1.就労実体の偽装
種々の理由から、会社経営者が就労実体の偽装に手を貸すことがあります。
ここで、手を貸したはいいものの、偽装であったはずなのに、偽装のために発行された給与明細書等をもとに労働契約が成立したとして、賃金を請求されることがあります。
自業自得といえばそれまでですが、そうした事案が近時公刊された判例集に掲載されていました。大阪地判平31.4.18労働判例ジャーナル93-48・アッテムホーム事件です。
2.アッテムホーム事件
この事件で被告になったのは、内装工事等の事業を営む株式会社です。
原告になったのは、元受刑者(覚せい剤取締法違反)で仮出所の翌日に被告会社との間で労働契約を締結したと主張する方です。労働契約が締結されたことを理由に未払賃金を請求する訴訟を提起しました。労働契約が締結された根拠としては、給与明細等を書証として提出しました。
これに対し、被告は、
「原告との間で労働契約を締結した事実は否認する。」
「 被告代表者は、仮出所となった原告の身元引受人となり、原告を自宅に住まわせて生活の面倒をみていたところ、原告からサラ金などで借金をする目的で、所得があるようにみせるため、虚偽の給与明細書等を作成して、雇用関係があるかのように偽装してほしい旨頼まれ、これに応じたにすぎない。」
と労働契約の成立を争いました。
裁判所は次のとおり判示し、労働契約が締結された事実を認めず、未払い賃金に係る請求を棄却しました。
(裁判所の判断)
「原告は、被告との間で、平成28年10月4日、賃金額を月額40万円とする労働契約を締結したと主張し、確かに、被告は、原告の主張に沿う内容の給与明細書を作成している。しかしながら、同給与明細書は原告が刑務所に服役し、労務を提供することができない時期についても作成されており、給与として金銭の支払がなされたことは一度もないこと・・・、原告自身も、被告との間で給料をどうするかという話は一切なく、実際に現場で仕事をしていない以上は賃金が発生していないという認識であると述べていること・・・からすると、賃金月額40万円の支払約束の下に、労務を提供する旨の合意が存在するとは認められず、他に原告主張の事実を認めるに足りる証拠はない。」
「したがって、原告と被告との間で、賃金を月額40万円とする労働契約が締結されたとの原告の主張は採用できない。
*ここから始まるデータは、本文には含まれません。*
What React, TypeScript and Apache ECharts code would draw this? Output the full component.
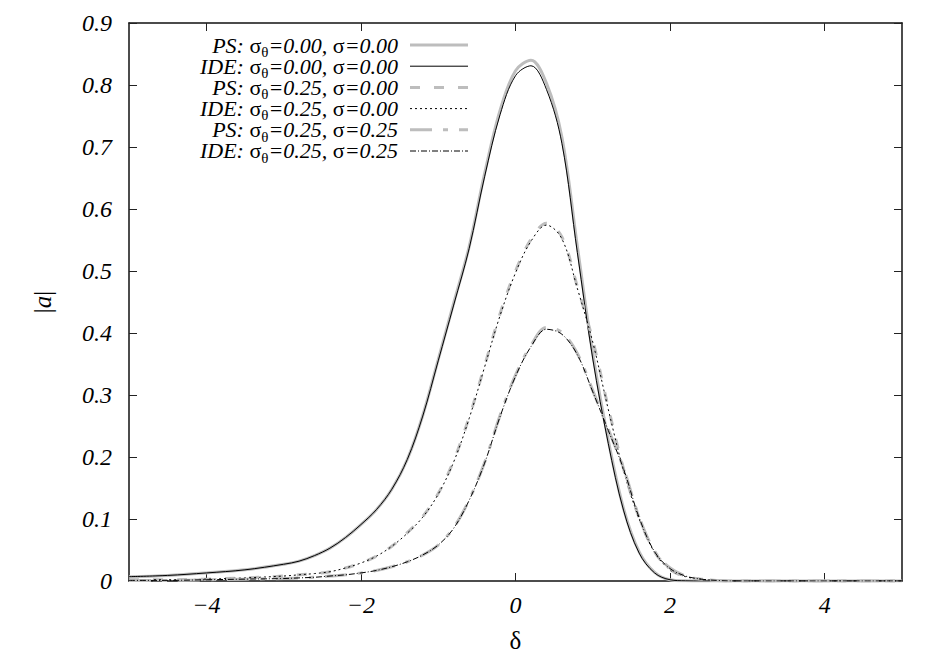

」
3.余計なトラブルに巻き込まれないためには、不正に手を貸さない方が良い
アッテムホーム事件では、賃金の支給実体が全くなかったり、受刑期間中にも給与明細が存在していたりしたことから比較的労働契約締結の事実を否定し易かった事案ではないかと思います。
ただ、もう少し手の込んだ偽装工作がされていたら、どのような結果になっていたのかは分かりません。
不正に加担するように持ち掛けてくるのは大体碌なものではありません。
不正に加担したことをネタにゆすられたり、偽装したはずの外観を真正なものだと言い張られて権利主張の種にされたりするのが関の山です。
どれだけ気の毒に見えたとしても、不正行為に加担して欲しいとの要請は、毅然とした態度で断ることが必要です。